Extract, word for word, every line from the one containing "Write a LaTeX" through the one containing "(lj) |- (b3.east);", with both end lines kept.

[Entries with chart source code]
==============================

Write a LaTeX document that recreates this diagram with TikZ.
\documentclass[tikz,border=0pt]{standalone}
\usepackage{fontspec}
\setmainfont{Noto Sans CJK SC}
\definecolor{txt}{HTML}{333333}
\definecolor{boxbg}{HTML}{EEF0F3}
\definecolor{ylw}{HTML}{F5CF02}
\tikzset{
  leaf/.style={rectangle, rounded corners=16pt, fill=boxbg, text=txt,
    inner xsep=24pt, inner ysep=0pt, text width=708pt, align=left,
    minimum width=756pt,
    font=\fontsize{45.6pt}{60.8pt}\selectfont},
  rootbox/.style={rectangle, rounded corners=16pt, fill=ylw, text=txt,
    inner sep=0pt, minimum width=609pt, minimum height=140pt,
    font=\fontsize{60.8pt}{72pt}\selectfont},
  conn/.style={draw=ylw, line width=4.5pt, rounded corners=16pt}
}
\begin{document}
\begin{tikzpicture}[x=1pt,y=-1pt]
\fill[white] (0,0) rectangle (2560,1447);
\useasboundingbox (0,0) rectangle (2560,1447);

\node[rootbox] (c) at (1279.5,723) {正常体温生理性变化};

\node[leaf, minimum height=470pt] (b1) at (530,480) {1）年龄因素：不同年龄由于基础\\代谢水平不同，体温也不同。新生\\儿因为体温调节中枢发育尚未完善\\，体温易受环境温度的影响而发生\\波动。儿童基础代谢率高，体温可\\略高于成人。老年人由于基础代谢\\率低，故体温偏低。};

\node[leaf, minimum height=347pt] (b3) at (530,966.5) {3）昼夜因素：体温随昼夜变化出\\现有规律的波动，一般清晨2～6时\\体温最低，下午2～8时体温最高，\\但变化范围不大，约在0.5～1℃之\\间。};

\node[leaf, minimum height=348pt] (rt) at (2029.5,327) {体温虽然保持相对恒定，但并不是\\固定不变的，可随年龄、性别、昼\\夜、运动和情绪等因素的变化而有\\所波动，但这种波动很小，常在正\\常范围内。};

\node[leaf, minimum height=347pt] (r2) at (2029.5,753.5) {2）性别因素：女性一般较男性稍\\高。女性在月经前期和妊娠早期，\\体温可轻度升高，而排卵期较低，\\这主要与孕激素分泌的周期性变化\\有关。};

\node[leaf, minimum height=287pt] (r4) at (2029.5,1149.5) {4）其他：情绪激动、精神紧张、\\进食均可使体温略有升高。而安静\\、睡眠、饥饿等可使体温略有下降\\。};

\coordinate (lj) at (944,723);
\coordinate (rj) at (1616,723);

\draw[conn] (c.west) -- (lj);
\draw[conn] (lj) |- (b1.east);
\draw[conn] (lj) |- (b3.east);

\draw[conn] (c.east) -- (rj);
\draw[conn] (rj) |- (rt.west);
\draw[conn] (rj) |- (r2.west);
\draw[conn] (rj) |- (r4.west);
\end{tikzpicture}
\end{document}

==============================

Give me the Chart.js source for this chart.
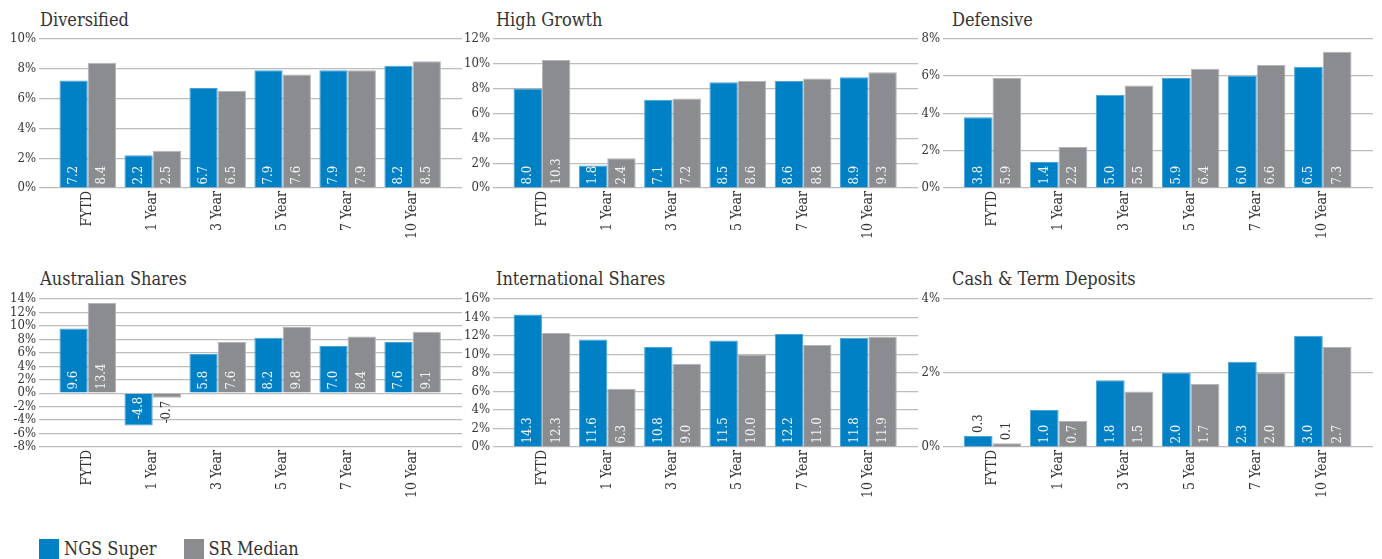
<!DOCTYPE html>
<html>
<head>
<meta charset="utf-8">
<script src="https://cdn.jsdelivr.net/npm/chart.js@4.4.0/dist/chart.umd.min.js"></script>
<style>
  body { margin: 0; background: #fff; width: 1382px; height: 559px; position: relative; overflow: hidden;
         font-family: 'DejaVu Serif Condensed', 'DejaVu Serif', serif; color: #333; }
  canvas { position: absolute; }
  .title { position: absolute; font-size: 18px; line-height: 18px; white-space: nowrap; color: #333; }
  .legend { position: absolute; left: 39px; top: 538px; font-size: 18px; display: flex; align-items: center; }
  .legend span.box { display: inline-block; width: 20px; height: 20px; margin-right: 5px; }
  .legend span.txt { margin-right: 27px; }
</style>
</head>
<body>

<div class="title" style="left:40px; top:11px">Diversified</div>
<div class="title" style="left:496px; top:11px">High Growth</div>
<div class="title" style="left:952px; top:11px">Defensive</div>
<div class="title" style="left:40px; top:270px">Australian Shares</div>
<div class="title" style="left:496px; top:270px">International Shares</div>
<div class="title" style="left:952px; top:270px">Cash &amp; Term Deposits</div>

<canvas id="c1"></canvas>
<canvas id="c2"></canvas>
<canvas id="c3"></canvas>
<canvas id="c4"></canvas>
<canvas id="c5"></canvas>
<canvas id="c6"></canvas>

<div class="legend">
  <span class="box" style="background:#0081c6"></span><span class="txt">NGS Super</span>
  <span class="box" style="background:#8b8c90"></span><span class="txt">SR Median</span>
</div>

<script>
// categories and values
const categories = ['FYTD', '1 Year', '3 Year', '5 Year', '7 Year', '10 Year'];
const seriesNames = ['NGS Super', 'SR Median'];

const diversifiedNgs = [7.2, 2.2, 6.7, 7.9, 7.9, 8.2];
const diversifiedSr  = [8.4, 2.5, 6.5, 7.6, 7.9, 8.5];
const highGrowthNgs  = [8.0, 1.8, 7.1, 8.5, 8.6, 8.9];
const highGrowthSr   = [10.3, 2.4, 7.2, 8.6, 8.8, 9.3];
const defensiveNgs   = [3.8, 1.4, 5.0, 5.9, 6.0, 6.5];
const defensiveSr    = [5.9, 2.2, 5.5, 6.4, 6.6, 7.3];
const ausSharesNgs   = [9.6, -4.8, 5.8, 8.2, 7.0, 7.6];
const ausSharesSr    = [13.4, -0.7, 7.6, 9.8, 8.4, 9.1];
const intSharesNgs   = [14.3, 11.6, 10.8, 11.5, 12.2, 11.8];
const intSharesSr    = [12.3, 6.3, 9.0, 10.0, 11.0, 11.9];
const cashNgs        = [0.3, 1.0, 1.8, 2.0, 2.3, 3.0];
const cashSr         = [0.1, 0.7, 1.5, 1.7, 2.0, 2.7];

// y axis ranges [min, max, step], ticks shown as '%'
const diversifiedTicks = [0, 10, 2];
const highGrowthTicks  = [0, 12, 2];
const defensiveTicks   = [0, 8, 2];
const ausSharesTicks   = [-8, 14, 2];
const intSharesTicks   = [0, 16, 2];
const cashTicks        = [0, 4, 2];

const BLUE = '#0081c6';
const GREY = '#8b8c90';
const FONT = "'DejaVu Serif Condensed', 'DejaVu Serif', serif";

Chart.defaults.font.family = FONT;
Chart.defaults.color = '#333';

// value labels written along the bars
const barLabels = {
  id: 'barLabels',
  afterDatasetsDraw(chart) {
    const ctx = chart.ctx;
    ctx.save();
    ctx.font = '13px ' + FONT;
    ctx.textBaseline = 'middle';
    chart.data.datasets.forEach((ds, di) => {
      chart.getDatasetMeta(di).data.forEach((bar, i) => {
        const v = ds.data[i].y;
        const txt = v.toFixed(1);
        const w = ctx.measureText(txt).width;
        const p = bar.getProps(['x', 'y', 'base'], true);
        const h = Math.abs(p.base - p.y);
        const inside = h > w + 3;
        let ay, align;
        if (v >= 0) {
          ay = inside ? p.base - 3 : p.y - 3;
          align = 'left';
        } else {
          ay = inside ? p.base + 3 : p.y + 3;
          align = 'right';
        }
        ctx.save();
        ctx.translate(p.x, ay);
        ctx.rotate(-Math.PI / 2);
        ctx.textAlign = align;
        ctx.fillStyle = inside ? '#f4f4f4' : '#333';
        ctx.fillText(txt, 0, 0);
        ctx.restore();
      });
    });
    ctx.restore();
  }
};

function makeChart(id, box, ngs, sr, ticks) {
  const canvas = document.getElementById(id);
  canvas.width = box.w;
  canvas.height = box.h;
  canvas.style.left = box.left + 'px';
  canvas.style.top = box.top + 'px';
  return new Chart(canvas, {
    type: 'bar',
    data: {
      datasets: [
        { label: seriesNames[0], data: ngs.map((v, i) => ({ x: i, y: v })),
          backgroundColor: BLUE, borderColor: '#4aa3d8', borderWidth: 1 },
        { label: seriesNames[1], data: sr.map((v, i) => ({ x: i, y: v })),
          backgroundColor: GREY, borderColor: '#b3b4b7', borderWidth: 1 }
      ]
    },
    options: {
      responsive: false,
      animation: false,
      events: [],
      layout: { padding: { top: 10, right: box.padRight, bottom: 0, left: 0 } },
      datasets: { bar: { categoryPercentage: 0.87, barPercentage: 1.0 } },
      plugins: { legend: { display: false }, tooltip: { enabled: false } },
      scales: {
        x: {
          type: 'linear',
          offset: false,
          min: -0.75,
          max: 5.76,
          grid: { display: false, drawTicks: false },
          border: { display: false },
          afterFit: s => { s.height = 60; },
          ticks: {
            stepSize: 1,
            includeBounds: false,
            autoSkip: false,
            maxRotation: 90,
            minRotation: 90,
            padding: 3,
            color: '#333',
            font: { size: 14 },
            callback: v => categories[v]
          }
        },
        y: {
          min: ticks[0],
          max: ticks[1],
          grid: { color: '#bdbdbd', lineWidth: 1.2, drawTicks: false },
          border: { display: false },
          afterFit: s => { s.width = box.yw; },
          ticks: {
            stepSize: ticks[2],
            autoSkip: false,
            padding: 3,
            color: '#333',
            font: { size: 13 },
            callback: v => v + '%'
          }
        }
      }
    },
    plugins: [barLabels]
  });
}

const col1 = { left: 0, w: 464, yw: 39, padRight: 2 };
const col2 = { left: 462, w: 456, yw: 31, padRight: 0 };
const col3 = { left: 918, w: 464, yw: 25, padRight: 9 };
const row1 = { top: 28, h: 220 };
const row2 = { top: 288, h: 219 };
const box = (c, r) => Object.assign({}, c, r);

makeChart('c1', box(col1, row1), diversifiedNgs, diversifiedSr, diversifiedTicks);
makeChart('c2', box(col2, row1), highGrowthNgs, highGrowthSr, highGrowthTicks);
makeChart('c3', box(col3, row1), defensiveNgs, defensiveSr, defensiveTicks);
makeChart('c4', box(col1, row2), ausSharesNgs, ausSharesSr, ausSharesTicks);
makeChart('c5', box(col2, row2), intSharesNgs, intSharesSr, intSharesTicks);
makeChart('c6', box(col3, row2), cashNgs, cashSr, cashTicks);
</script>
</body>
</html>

==============================

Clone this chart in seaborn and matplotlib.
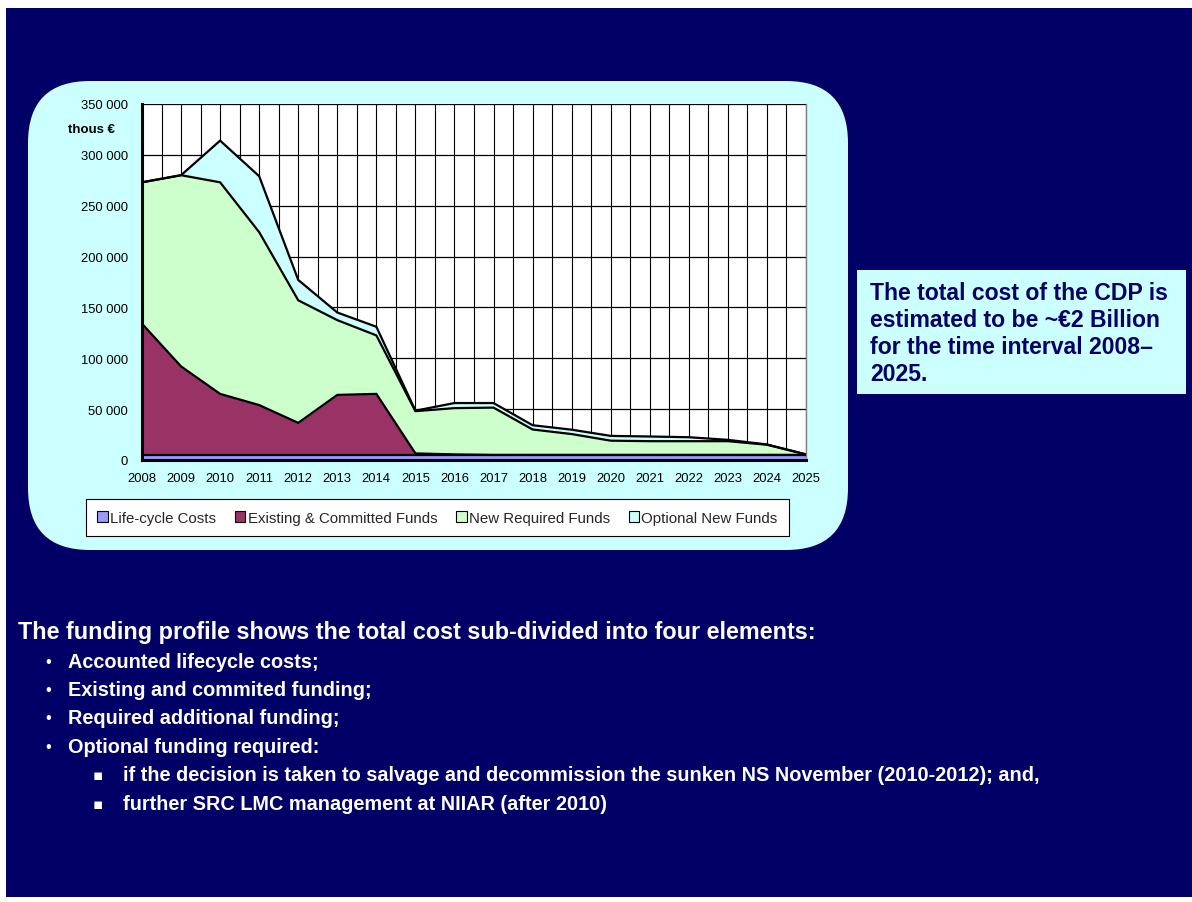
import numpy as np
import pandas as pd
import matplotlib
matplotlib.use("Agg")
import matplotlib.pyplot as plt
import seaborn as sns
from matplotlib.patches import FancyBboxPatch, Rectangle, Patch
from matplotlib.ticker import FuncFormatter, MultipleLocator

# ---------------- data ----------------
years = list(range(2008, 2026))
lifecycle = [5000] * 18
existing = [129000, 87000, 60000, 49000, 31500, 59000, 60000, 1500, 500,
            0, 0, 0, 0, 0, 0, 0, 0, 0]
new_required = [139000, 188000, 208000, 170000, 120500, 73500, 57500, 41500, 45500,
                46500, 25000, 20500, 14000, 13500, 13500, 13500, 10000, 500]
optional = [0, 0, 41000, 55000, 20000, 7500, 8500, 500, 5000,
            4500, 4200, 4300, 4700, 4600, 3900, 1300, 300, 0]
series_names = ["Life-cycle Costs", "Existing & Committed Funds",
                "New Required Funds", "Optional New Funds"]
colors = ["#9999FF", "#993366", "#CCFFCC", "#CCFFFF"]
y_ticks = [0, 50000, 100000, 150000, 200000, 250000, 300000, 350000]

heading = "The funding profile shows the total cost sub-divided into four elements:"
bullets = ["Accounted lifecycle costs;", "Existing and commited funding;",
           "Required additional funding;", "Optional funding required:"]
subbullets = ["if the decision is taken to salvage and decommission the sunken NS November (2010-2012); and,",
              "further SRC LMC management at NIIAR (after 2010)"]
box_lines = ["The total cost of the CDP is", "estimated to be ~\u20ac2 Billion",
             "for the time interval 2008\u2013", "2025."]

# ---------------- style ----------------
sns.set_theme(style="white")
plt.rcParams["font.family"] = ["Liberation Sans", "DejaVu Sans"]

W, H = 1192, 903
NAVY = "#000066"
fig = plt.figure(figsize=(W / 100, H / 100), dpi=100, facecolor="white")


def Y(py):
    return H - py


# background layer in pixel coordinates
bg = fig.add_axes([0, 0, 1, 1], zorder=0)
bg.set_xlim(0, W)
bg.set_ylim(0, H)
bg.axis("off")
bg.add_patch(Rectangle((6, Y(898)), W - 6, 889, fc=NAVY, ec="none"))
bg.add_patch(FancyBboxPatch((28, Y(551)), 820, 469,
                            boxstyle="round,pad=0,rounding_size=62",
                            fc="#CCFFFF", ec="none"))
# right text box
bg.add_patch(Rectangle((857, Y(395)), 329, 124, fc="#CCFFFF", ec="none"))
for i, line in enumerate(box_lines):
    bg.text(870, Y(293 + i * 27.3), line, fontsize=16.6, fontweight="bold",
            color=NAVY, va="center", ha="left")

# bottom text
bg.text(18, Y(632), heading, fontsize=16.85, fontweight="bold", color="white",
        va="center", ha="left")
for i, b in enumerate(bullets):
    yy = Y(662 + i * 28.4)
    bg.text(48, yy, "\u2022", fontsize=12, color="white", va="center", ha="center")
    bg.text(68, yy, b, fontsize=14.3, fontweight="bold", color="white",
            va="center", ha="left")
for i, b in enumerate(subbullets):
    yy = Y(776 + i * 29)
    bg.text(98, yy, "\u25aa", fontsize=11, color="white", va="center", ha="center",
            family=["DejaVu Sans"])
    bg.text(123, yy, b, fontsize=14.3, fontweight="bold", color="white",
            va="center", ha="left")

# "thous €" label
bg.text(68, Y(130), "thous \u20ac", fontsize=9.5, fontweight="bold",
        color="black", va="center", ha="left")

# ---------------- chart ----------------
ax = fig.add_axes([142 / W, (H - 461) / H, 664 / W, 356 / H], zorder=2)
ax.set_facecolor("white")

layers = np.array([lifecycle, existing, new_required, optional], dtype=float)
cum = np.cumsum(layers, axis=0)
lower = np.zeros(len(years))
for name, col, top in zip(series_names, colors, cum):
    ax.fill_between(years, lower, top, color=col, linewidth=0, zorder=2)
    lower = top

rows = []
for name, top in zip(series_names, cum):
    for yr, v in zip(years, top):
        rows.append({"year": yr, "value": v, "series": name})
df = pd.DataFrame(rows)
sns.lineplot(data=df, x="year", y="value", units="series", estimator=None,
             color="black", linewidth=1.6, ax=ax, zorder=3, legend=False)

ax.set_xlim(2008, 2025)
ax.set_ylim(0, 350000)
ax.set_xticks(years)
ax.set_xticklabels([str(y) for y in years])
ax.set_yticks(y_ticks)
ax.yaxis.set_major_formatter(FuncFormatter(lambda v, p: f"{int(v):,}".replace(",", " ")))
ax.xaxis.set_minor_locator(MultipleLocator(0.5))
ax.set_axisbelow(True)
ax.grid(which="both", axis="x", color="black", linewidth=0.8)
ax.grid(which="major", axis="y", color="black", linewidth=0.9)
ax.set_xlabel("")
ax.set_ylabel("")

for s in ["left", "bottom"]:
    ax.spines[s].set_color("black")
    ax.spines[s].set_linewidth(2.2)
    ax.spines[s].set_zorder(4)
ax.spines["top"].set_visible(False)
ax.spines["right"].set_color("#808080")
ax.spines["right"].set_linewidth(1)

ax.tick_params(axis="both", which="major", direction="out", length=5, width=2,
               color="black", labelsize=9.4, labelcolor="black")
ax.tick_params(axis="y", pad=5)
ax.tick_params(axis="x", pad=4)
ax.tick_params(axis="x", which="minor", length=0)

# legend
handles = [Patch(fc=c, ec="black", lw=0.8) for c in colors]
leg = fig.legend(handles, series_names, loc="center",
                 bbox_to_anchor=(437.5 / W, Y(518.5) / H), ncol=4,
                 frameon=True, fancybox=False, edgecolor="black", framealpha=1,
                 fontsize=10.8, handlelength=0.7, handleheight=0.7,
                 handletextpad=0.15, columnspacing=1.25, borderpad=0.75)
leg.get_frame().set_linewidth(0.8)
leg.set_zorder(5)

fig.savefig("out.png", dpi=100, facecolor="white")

==============================

[RIGHT ANSWER]
Write a LaTeX document that recreates this diagram with TikZ.
\documentclass[tikz,border=0pt]{standalone}
\usepackage{fontspec}
\setmainfont{Noto Sans CJK SC}
\definecolor{txt}{HTML}{333333}
\definecolor{boxbg}{HTML}{EEF0F3}
\definecolor{ylw}{HTML}{F5CF02}
\tikzset{
  leaf/.style={rectangle, rounded corners=16pt, fill=boxbg, text=txt,
    inner xsep=24pt, inner ysep=0pt, text width=708pt, align=left,
    minimum width=756pt,
    font=\fontsize{45.6pt}{60.8pt}\selectfont},
  rootbox/.style={rectangle, rounded corners=16pt, fill=ylw, text=txt,
    inner sep=0pt, minimum width=609pt, minimum height=140pt,
    font=\fontsize{60.8pt}{72pt}\selectfont},
  conn/.style={draw=ylw, line width=4.5pt, rounded corners=16pt}
}
\begin{document}
\begin{tikzpicture}[x=1pt,y=-1pt]
\fill[white] (0,0) rectangle (2560,1447);
\useasboundingbox (0,0) rectangle (2560,1447);

\node[rootbox] (c) at (1279.5,723) {正常体温生理性变化};

\node[leaf, minimum height=470pt] (b1) at (530,480) {1）年龄因素：不同年龄由于基础\\代谢水平不同，体温也不同。新生\\儿因为体温调节中枢发育尚未完善\\，体温易受环境温度的影响而发生\\波动。儿童基础代谢率高，体温可\\略高于成人。老年人由于基础代谢\\率低，故体温偏低。};

\node[leaf, minimum height=347pt] (b3) at (530,966.5) {3）昼夜因素：体温随昼夜变化出\\现有规律的波动，一般清晨2～6时\\体温最低，下午2～8时体温最高，\\但变化范围不大，约在0.5～1℃之\\间。};

\node[leaf, minimum height=348pt] (rt) at (2029.5,327) {体温虽然保持相对恒定，但并不是\\固定不变的，可随年龄、性别、昼\\夜、运动和情绪等因素的变化而有\\所波动，但这种波动很小，常在正\\常范围内。};

\node[leaf, minimum height=347pt] (r2) at (2029.5,753.5) {2）性别因素：女性一般较男性稍\\高。女性在月经前期和妊娠早期，\\体温可轻度升高，而排卵期较低，\\这主要与孕激素分泌的周期性变化\\有关。};

\node[leaf, minimum height=287pt] (r4) at (2029.5,1149.5) {4）其他：情绪激动、精神紧张、\\进食均可使体温略有升高。而安静\\、睡眠、饥饿等可使体温略有下降\\。};

\coordinate (lj) at (944,723);
\coordinate (rj) at (1616,723);

\draw[conn] (c.west) -- (lj);
\draw[conn] (lj) |- (b1.east);
\draw[conn] (lj) |- (b3.east);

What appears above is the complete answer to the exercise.